Tuesday, July 15, 2008

Market Myth Meets Reality

Unregulated markets are the optimal engine of economic growth. So said conservative ideology in the 1920s. Then came wildly speculative margin-buying schemes, the crash of 1929, bank runs and the Great Depression. The Securities and Exchange Commission, FDIC and other agencies were instituted to enforce some reasonable parameters. Unprecedented growth ensued for 40 years.

OPEC took control of energy prices in the 1970s. Inflation and economic stagnation resulted. Improved car mileage and the funding of alternative energy sources were begun. In the 1980s conservatives took office. The Fed used strong monetary policy to get inflation under control. But deregulation of business and finance, tax cuts for the wealthy and ignoring antitrust were the real solutions, said their ideology. Some dregegulation, as in air travel and telecommunications, seemed to work well. Growth returned, but almost all of its benefits went to the wealthiest Americans. The deficit ballooned to record levels. Junk bond operators cost investors hundreds of billions. Corporate raiders destroyed millions of jobs. Merger mania eliminated much competitition. The Savings and Loan meltdown, caused largely by risky speculation in junk bonds, resulted in the failure of 2,000 financial institutions and necessitated FDIC bailouts in excess of $80 billion.

After a period of propserity in the 1990s characterized by tremendous job creation, low inflation, widespread growth in income and even a budget surplus, conservatism returned in the 2000s. The business and financial communities rejoiced as once again, deregulation and tax cuts weighted toward the wealthy became the order of the day. And once again, deficits mushroomed, the standard of living for the rich went up while everyone else's went down, and major financial institutions headed over the cliff due to arcane and unregulated financial instruments, this time connected to subprime loans and the new and largely unregulated mortgage resale market.

Bear Stearns and Indymac bank have crashed. Fannie Mae and Freddie Mac, the twin behemoth mortgage guarantors for over $5 trillion in home loans, totter. They are too big and too important to the economy to be allowed to fail. The Treasury Department and Fed Chairman Ben Bernanke made clear that mega billions would be made available to keep them afloat if necessary. Hundreds more institutions are similarly imperiled. It cost the Fed $30 billion to hot-potato Bear Stearns off to J.P. Morgan. The FDIC will make good the depositors' losses at Indymac, but it has only $53 billion on hand if more banks fall. Another $168 billion was printed out of thin air in tax rebates to stave off the deepening recession which the President again today denied exists.

The Labor Department reports the real inflation rate for the past twelve months including energy and food is 9.2% The real unemployment rate calculated the old, more realistic way is 9%. The S&P 500 New York Stock Exchange index is actually down 10.2% from where it stood on January 20, 2001, or down nearly 30% in constant dollars. These performances are good for neither consumers, workers nor investors.

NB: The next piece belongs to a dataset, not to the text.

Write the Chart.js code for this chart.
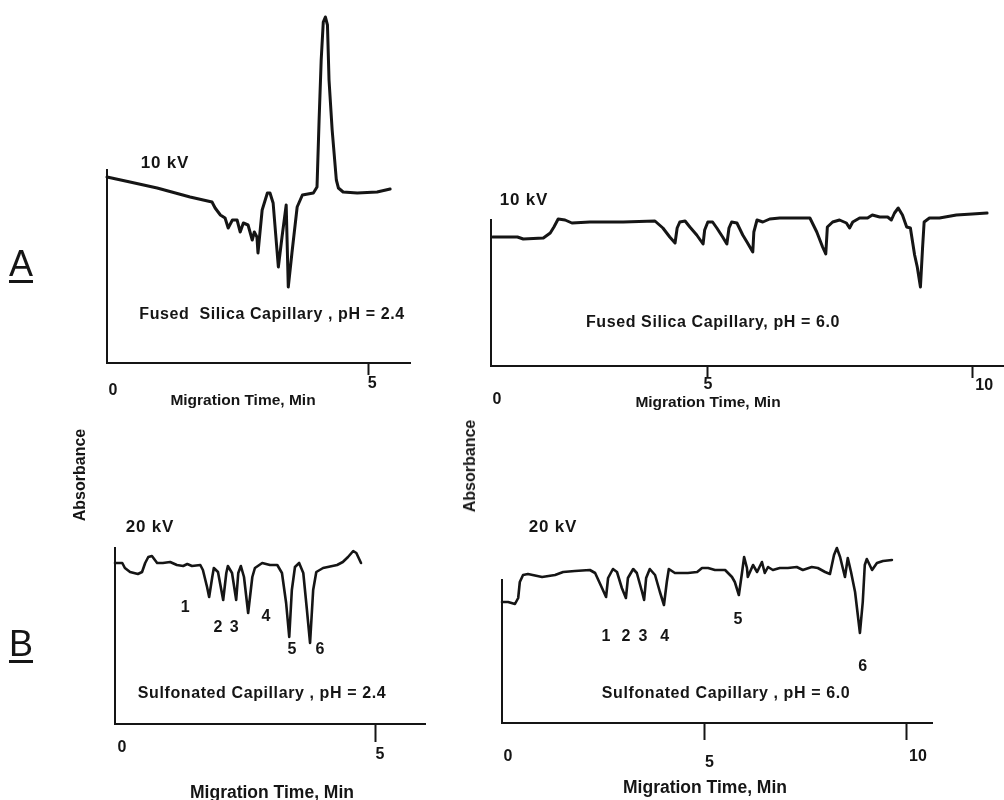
<!DOCTYPE html>
<html>
<head>
<meta charset="utf-8">
<script src="https://cdn.jsdelivr.net/npm/chart.js@4.4.1/dist/chart.umd.min.js"></script>
<style>
  body { margin: 0; background: #fff; }
  #page { position: relative; width: 1004px; height: 800px; overflow: hidden;
          font-family: "Liberation Sans", Arial, sans-serif; font-weight: bold; color: #151515; }
  canvas { position: absolute; left: 0; top: 0; }
  .t { position: absolute; white-space: nowrap; transform: translate(-50%, -50%); }
  .kv { font-size: 17px; letter-spacing: 0.8px; }
  .cap { font-size: 16px; letter-spacing: 0.6px; }
  .mtA { font-size: 15.5px; }
  .mtB { font-size: 17.5px; }
  .abs { font-size: 16px; transform: translate(-50%, -50%) rotate(-90deg); }
  .part { font-size: 36px; font-weight: normal; text-decoration: underline;
          text-decoration-thickness: 3px; text-underline-offset: 4px; }
</style>
</head>
<body>
<div id="page">
  <canvas id="fsAcid" width="1004" height="800"></canvas>
  <canvas id="fsNeutral" width="1004" height="800"></canvas>
  <canvas id="sulfAcid" width="1004" height="800"></canvas>
  <canvas id="sulfNeutral" width="1004" height="800"></canvas>

  <div class="t part" style="left:21px; top:264px;">A</div>
  <div class="t part" style="left:21px; top:644px;">B</div>
  <div class="t abs" style="left:80px; top:475px;">Absorbance</div>
  <div class="t abs" style="left:470px; top:466px;">Absorbance</div>

  <div class="t kv" style="left:165px; top:163px;">10 kV</div>
  <div class="t cap" style="left:272px; top:314px;">Fused&nbsp; Silica Capillary , pH = 2.4</div>
  <div class="t mtA" style="left:243px; top:400px;">Migration Time, Min</div>

  <div class="t kv" style="left:524px; top:200px;">10 kV</div>
  <div class="t cap" style="left:713px; top:322px;">Fused Silica Capillary, pH = 6.0</div>
  <div class="t mtA" style="left:708px; top:402px;">Migration Time, Min</div>

  <div class="t kv" style="left:150px; top:527px;">20 kV</div>
  <div class="t cap" style="left:262px; top:693px;">Sulfonated Capillary , pH = 2.4</div>
  <div class="t mtB" style="left:272px; top:792px;">Migration Time, Min</div>

  <div class="t kv" style="left:553px; top:527px;">20 kV</div>
  <div class="t cap" style="left:726px; top:693px;">Sulfonated Capillary , pH = 6.0</div>
  <div class="t mtB" style="left:705px; top:787px;">Migration Time, Min</div>
</div>

<script>
// A, left: fused silica capillary, pH 2.4, 10 kV
const fsAcidTime = [0, 0.44, 0.96, 1.59, 2.01, 2.07, 2.17, 2.26, 2.32, 2.40,
  2.49, 2.55, 2.61, 2.70, 2.78, 2.82, 2.87, 2.89, 2.97, 3.07,
  3.12, 3.18, 3.28, 3.35, 3.43, 3.47, 3.54, 3.64, 3.74, 3.95,
  4.02, 4.06, 4.10, 4.14, 4.18, 4.22, 4.25, 4.31, 4.39, 4.43,
  4.52, 4.79, 5.17, 5.42];
const fsAcidAbs = [18.6, 18.1, 17.5, 16.6, 16.1, 15.5, 14.8, 14.5, 13.5, 14.3,
  14.3, 13.1, 14.0, 13.8, 12.3, 13.1, 12.6, 11.0, 15.3, 17.0,
  17.0, 16.0, 9.6, 12.6, 15.8, 7.6, 11.0, 15.6, 16.8, 17.0,
  17.6, 24.3, 30.3, 34.1, 34.6, 33.8, 28.3, 23.3, 18.3, 17.5,
  17.1, 17.0, 17.1, 17.4];
const fsAcidTicks = [0, 5];
const fsAcidTickText = ["0", "5"];

// A, right: fused silica capillary, pH 6.0, 10 kV
const fsNeutralTime = [0.93, 1.40, 1.51, 1.89, 2.02, 2.09, 2.17, 2.30, 2.43, 2.77,
  3.40, 4.00, 4.15, 4.28, 4.38, 4.42, 4.47, 4.57, 4.66, 4.79,
  4.91, 4.94, 5.00, 5.09, 5.17, 5.28, 5.36, 5.40, 5.45, 5.55,
  5.66, 5.74, 5.85, 5.87, 5.93, 6.04, 6.17, 6.36, 6.93, 7.06,
  7.17, 7.23, 7.26, 7.36, 7.49, 7.62, 7.68, 7.74, 7.87, 8.02,
  8.11, 8.25, 8.40, 8.47, 8.53, 8.60, 8.68, 8.76, 8.83, 8.91,
  8.96, 9.02, 9.06, 9.09, 9.19, 9.38, 9.70, 10.00, 10.28];
const fsNeutralAbs = [12.9, 12.9, 12.7, 12.8, 13.3, 13.9, 14.7, 14.6, 14.3, 14.4,
  14.4, 14.5, 13.8, 12.9, 12.3, 13.8, 14.4, 14.5, 13.9, 13.1,
  12.2, 13.6, 14.4, 14.4, 13.8, 12.9, 12.2, 13.8, 14.4, 14.3,
  13.1, 12.4, 11.4, 13.4, 14.6, 14.4, 14.7, 14.8, 14.8, 13.4,
  11.9, 11.2, 13.9, 14.4, 14.6, 14.3, 13.8, 14.4, 14.8, 14.8,
  15.1, 14.9, 14.9, 14.6, 15.3, 15.8, 15.1, 13.9, 13.8, 11.1,
  9.9, 7.9, 11.8, 14.4, 14.8, 14.8, 15.1, 15.2, 15.3];
const fsNeutralTicks = [0.9, 5, 10];
const fsNeutralTickText = ["0", "5", "10"];

// B, left: sulfonated capillary, pH 2.4, 20 kV
const sulfAcidTime = [0, 0.14, 0.19, 0.29, 0.44, 0.52, 0.58, 0.64, 0.71, 0.81,
  0.92, 1.06, 1.19, 1.31, 1.39, 1.48, 1.64, 1.69, 1.77, 1.81,
  1.87, 1.90, 1.98, 2.08, 2.14, 2.17, 2.25, 2.33, 2.37, 2.42,
  2.48, 2.56, 2.64, 2.69, 2.83, 2.98, 3.12, 3.21, 3.29, 3.35,
  3.40, 3.46, 3.54, 3.62, 3.69, 3.75, 3.81, 3.87, 4.00, 4.27,
  4.38, 4.48, 4.58, 4.64, 4.73];
const sulfAcidAbs = [16.1, 16.1, 15.6, 15.2, 15.0, 15.2, 16.1, 16.7, 16.8, 16.1,
  16.1, 16.2, 15.9, 15.8, 16.0, 15.8, 15.9, 15.4, 13.7, 12.7,
  14.7, 15.6, 15.2, 12.4, 15.1, 15.8, 15.1, 12.4, 15.1, 15.8,
  14.7, 11.1, 14.7, 15.6, 16.1, 15.9, 15.9, 15.1, 12.1, 8.7,
  13.4, 15.7, 16.1, 15.1, 11.4, 8.1, 13.4, 15.2, 15.6, 15.9,
  16.2, 16.7, 17.3, 17.1, 16.1];
const sulfAcidTicks = [0, 5];
const sulfAcidTickText = ["0", "5"];
const sulfAcidPeaks = ["1", "2", "3", "4", "5", "6"];
const sulfAcidPeakTime = [1.35, 1.98, 2.29, 2.90, 3.40, 3.94];
const sulfAcidPeakAbs = [11.6, 9.6, 9.6, 10.7, 7.4, 7.4];

// B, right: sulfonated capillary, pH 6.0, 20 kV
const sulfNeutralTime = [0, 0.15, 0.32, 0.40, 0.44, 0.52, 0.64, 0.99, 1.31, 1.51,
  1.80, 2.17, 2.30, 2.47, 2.57, 2.62, 2.74, 2.84, 2.96, 3.06,
  3.11, 3.24, 3.33, 3.46, 3.51, 3.56, 3.65, 3.78, 3.90, 4.00,
  4.07, 4.12, 4.27, 4.59, 4.82, 4.94, 5.09, 5.26, 5.51, 5.68,
  5.75, 5.85, 5.93, 5.98, 6.05, 6.07, 6.20, 6.30, 6.42, 6.49,
  6.57, 6.69, 6.86, 7.06, 7.28, 7.43, 7.65, 7.80, 7.98, 8.10,
  8.20, 8.27, 8.35, 8.47, 8.54, 8.62, 8.72, 8.84, 8.91, 8.96,
  9.01, 9.14, 9.26, 9.41, 9.63];
const sulfNeutralAbs = [12.1, 12.1, 11.9, 12.5, 14.1, 14.8, 14.9, 14.6, 14.8, 15.1,
  15.2, 15.3, 15.0, 13.5, 12.6, 14.5, 15.4, 15.1, 13.5, 12.5,
  14.5, 15.4, 15.0, 13.1, 12.3, 14.5, 15.4, 14.8, 13.1, 11.8,
  14.1, 15.4, 15.0, 15.0, 15.1, 15.5, 15.5, 15.3, 15.3, 14.6,
  14.1, 12.8, 15.1, 16.6, 15.5, 14.6, 15.8, 15.1, 16.1, 15.0,
  15.6, 15.3, 15.5, 15.5, 15.6, 15.3, 15.6, 15.5, 15.1, 14.9,
  16.8, 17.5, 16.6, 14.6, 16.5, 15.1, 13.1, 9.0, 12.1, 15.8,
  16.4, 15.3, 16.0, 16.2, 16.3];
const sulfNeutralTicks = [0, 5, 10];
const sulfNeutralTickText = ["0", "5", "10"];
const sulfNeutralPeaks = ["1", "2", "3", "4", "5", "6"];
const sulfNeutralPeakTime = [2.57, 3.06, 3.48, 4.02, 5.83, 8.91];
const sulfNeutralPeakAbs = [8.6, 8.6, 8.6, 8.6, 10.3, 5.6];

const INK = "#151515";

// where each plot box sits on the page (pixels)
const panels = [
  { id: "fsAcid", time: fsAcidTime, abs: fsAcidAbs, ticks: fsAcidTicks, tickText: fsAcidTickText,
    xMin: 0, xMax: 5.8, yMax: 19.3, lineWidth: 3,
    box: { left: 107, top: 170, right: 410, bottom: 363 }, tickLen: 12,
    tickDx: [6, 4], tickDy: [28, 21] },
  { id: "fsNeutral", time: fsNeutralTime, abs: fsNeutralAbs, ticks: fsNeutralTicks, tickText: fsNeutralTickText,
    xMin: 0.9, xMax: 10.6, yMax: 14.6, lineWidth: 3,
    box: { left: 491, top: 220, right: 1004, bottom: 366 }, tickLen: 12,
    tickDx: [6, 0, 12], tickDy: [34, 19, 20] },
  { id: "sulfAcid", time: sulfAcidTime, abs: sulfAcidAbs, ticks: sulfAcidTicks, tickText: sulfAcidTickText,
    xMin: 0, xMax: 5.96, yMax: 17.6, lineWidth: 2.6,
    box: { left: 115, top: 548, right: 425, bottom: 724 }, tickLen: 18,
    tickDx: [7, 5], tickDy: [24, 31],
    peaks: sulfAcidPeaks, peakTime: sulfAcidPeakTime, peakAbs: sulfAcidPeakAbs },
  { id: "sulfNeutral", time: sulfNeutralTime, abs: sulfNeutralAbs, ticks: sulfNeutralTicks, tickText: sulfNeutralTickText,
    xMin: 0, xMax: 10.62, yMax: 14.3, lineWidth: 2.6,
    box: { left: 502, top: 580, right: 932, bottom: 723 }, tickLen: 17,
    tickDx: [6, 5, 11], tickDy: [34, 40, 34],
    peaks: sulfNeutralPeaks, peakTime: sulfNeutralPeakTime, peakAbs: sulfNeutralPeakAbs }
];

function makePanel(p) {
  const labels = {
    id: "panelLabels",
    afterDraw(chart) {
      const { ctx, chartArea } = chart;
      const x = chart.scales.x, y = chart.scales.y;
      ctx.save();
      ctx.fillStyle = INK;
      ctx.textAlign = "center";
      ctx.textBaseline = "middle";
      ctx.font = "bold 16px 'Liberation Sans', Arial, sans-serif";
      p.ticks.forEach((v, i) => {
        ctx.fillText(p.tickText[i], x.getPixelForValue(v) + p.tickDx[i], chartArea.bottom + p.tickDy[i]);
      });
      if (p.peaks) {
        p.peaks.forEach((s, i) => {
          ctx.fillText(s, x.getPixelForValue(p.peakTime[i]), y.getPixelForValue(p.peakAbs[i]));
        });
      }
      ctx.restore();
    }
  };

  new Chart(document.getElementById(p.id), {
    type: "line",
    data: {
      datasets: [{
        data: p.time.map((t, i) => ({ x: t, y: p.abs[i] })),
        borderColor: INK,
        borderWidth: p.lineWidth,
        borderJoinStyle: "round",
        borderCapStyle: "round",
        pointRadius: 0,
        tension: 0,
        fill: false,
        clip: false
      }]
    },
    options: {
      responsive: false,
      animation: false,
      devicePixelRatio: 1,
      events: [],
      layout: {
        padding: {
          left: p.box.left,
          top: p.box.top,
          right: 1004 - p.box.right,
          bottom: 800 - p.box.bottom - p.tickLen
        }
      },
      plugins: { legend: { display: false }, tooltip: { enabled: false } },
      scales: {
        x: {
          type: "linear",
          min: p.xMin,
          max: p.xMax,
          afterBuildTicks: (scale) => { scale.ticks = p.ticks.map(v => ({ value: v })); },
          ticks: { display: false },
          grid: {
            display: true,
            drawOnChartArea: false,
            drawTicks: true,
            tickLength: p.tickLen,
            tickWidth: 2,
            tickColor: (c) => (c.index === 0 ? "rgba(0,0,0,0)" : INK)
          },
          border: { display: true, color: INK, width: 2 }
        },
        y: {
          min: 0,
          max: p.yMax,
          ticks: { display: false },
          grid: { display: false, drawTicks: false },
          border: { display: true, color: INK, width: 2 }
        }
      }
    },
    plugins: [labels]
  });
}

document.addEventListener("DOMContentLoaded", () => {
  panels.forEach(makePanel);
});
</script>
</body>
</html>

Thus we see that time and again the blanket "deregulate everything" ideology has led to the adoption of reckless schemes that before long result in the necessity for government intervention and regulation after calamity has ocurred. What could have been prevented by an ounce of prevention then takes many pounds of cure. It would be a good thing if the voting public, and indeed, even the business and financial communities, would learn from prior mistakes. Too much indiscriminate regulation is undeniably bad. But so is too little, as the record so clearly illustrates. Would that we had a consensus for a pragmatic approach rather than an ideological one on the issue. Once the pain gets bad enough and a new administration takes office one can expect the receptivity of congress, the administration and the public to return to a more common-sense reality-based perspective.